Do not expect the bag to inflate. Passengers have reportedly suffered hypoxia after believing their mask was broken because the bag wasn't inflating, prompting them to remove it. Hence the warning given during every safety briefing.
"Oxygen is supplied in a constant flow," explained a BA spokesman. "The bag does not inflate like a respirator bag used in a medical theatre. How full it gets depends on an individual's rate of breathing. If the rate of breathing is very quick, air is inhaled at a faster rate and so the bag will inflate less. If all the air isn't inhaled, some will remain in the bag, partially inflating it."
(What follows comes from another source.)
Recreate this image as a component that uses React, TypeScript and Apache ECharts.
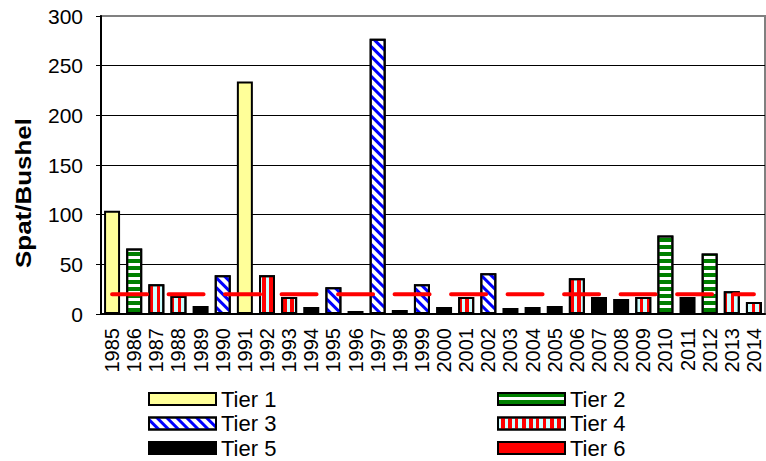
import React, { useEffect, useRef } from "react";
import * as echarts from "echarts";

const years = [
  "1985", "1986", "1987", "1988", "1989", "1990", "1991", "1992", "1993", "1994",
  "1995", "1996", "1997", "1998", "1999", "2000", "2001", "2002", "2003", "2004",
  "2005", "2006", "2007", "2008", "2009", "2010", "2011", "2012", "2013", "2014",
];
const tierOfYear = [1, 2, 4, 4, 5, 3, 1, 4, 4, 5, 3, 5, 3, 6, 3, 5, 4, 3, 5, 5, 5, 4, 5, 5, 4, 2, 5, 2, 4, 4];
const spatValues = [104, 66, 30, 18, 8, 39, 234, 39, 17, 7, 27, 3, 277, 4, 30, 7, 17, 41, 6, 7, 8, 36, 17, 15, 17, 79, 17, 61, 23, 12];
const thresholdValue = 20;
const tierNames = ["Tier 1", "Tier 2", "Tier 3", "Tier 4", "Tier 5", "Tier 6"];
const yTicks = [0, 50, 100, 150, 200, 250, 300];

const FONT = '"Liberation Sans", Arial, sans-serif';

const tierStyles: any[] = [
  { color: "#FFFF99" },
  { color: "#FFFFFF", decal: { symbol: "rect", color: "#008000", dashArrayX: [1, 0], dashArrayY: [4, 3] } },
  { color: "#FFFFFF", decal: { symbol: "rect", color: "#0000FF", dashArrayX: [1, 0], dashArrayY: [3, 4], rotation: Math.PI / 4 } },
  { color: "#CCFFFF", decal: { symbol: "rect", color: "#FF0000", dashArrayX: [1, 0], dashArrayY: [4, 3], rotation: Math.PI / 2 } },
  { color: "#000000" },
  { color: "#FF0000" },
];

export default function App() {
  const ref = useRef<HTMLDivElement>(null);
  useEffect(() => {
    if (!ref.current) return;
    const chart = echarts.init(ref.current, null, { renderer: "svg" });
    const barSeries = tierNames.map((name, t) => ({
      name,
      type: "bar",
      stack: "all",
      barWidth: 16,
      data: spatValues.map((v, i) => (tierOfYear[i] === t + 1 ? v : "-")),
      itemStyle: { ...tierStyles[t], borderColor: "#000", borderWidth: 2 },
    }));
    const legendCommon = {
      orient: "vertical", top: 387, height: 120,
      icon: "rect", itemWidth: 67, itemHeight: 12, itemGap: 0.5, itemTextGap: 8,
      padding: 0,
      itemStyle: { borderColor: "#000", borderWidth: 2 },
      textStyle: { fontSize: 22, color: "#000", fontFamily: FONT, lineHeight: 24 },
      selectedMode: false,
    };
    chart.setOption({
      animation: false,
      backgroundColor: "#fff",
      textStyle: { fontFamily: FONT },
      grid: {
        left: 101, right: 1, top: 16, bottom: 147,
        show: true, borderColor: "#808080", borderWidth: 2, backgroundColor: "transparent",
      },
      legend: [
        { ...legendCommon, data: ["Tier 1", "Tier 3", "Tier 5"], left: 148 },
        { ...legendCommon, data: ["Tier 2", "Tier 4", "Tier 6"], left: 497 },
      ],
      xAxis: {
        type: "category",
        data: years,
        axisLine: { lineStyle: { color: "#000", width: 2 } },
        axisTick: { length: 5, lineStyle: { color: "#000", width: 1 } },
        axisLabel: { rotate: 90, interval: 0, fontSize: 20, color: "#000", margin: 14, fontFamily: FONT },
      },
      yAxis: {
        type: "value",
        min: yTicks[0],
        max: yTicks[yTicks.length - 1],
        interval: 50,
        axisLine: { show: true, lineStyle: { color: "#000", width: 2 } },
        axisTick: { show: true, length: 5, lineStyle: { color: "#000", width: 1 } },
        axisLabel: { fontSize: 21, color: "#000", margin: 18, fontFamily: FONT },
        splitLine: { show: true, showMaxLine: false, lineStyle: { color: "#000", width: 1 } },
      },
      graphic: [
        {
          type: "text",
          x: 23, y: 193, rotation: Math.PI / 2, scaleX: 1.18,
          style: {
            text: "Spat/Bushel",
            font: `bold 22px ${FONT}`,
            fill: "#000",
            textAlign: "center",
            textVerticalAlign: "middle",
          },
        },
      ],
      series: [
        ...barSeries,
        {
          name: "Threshold",
          type: "line",
          data: years.map(() => thresholdValue),
          symbol: "none",
          z: 10,
          lineStyle: { color: "#FF0000", width: 4, type: [35, 21.5], cap: "round" },
        },
      ],
    });
    return () => chart.dispose();
  }, []);
  return <div ref={ref} style={{ width: 766, height: 461, position: "absolute", left: 0, top: 0 }} />;
}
The oxygen generator can also get extremely hot - so don't touch it - and passengers may even notice a burning smell (so don't be alarmed).
Are all these burning chemicals dangerous? Sort of. The crash of ValuJet Flight 592 in 1996, in which all 110 on board perished, was caused by an oxygen generator fire. However, the devices to blame were in the cargo hold, out of date, and missing their safety caps. A jolt lit one, and the rest followed. Understandably, masks are not deployed if there is an on-board fire as the production of oxygen may make matters worse.
And are they safe to inhale? "You might get some small bits of chemical dust," Arch Carson, an occupational health expert, told The Huffington Post last year. "But it's way better than the alternative, which is passing out due to lack of oxygen." Agreed.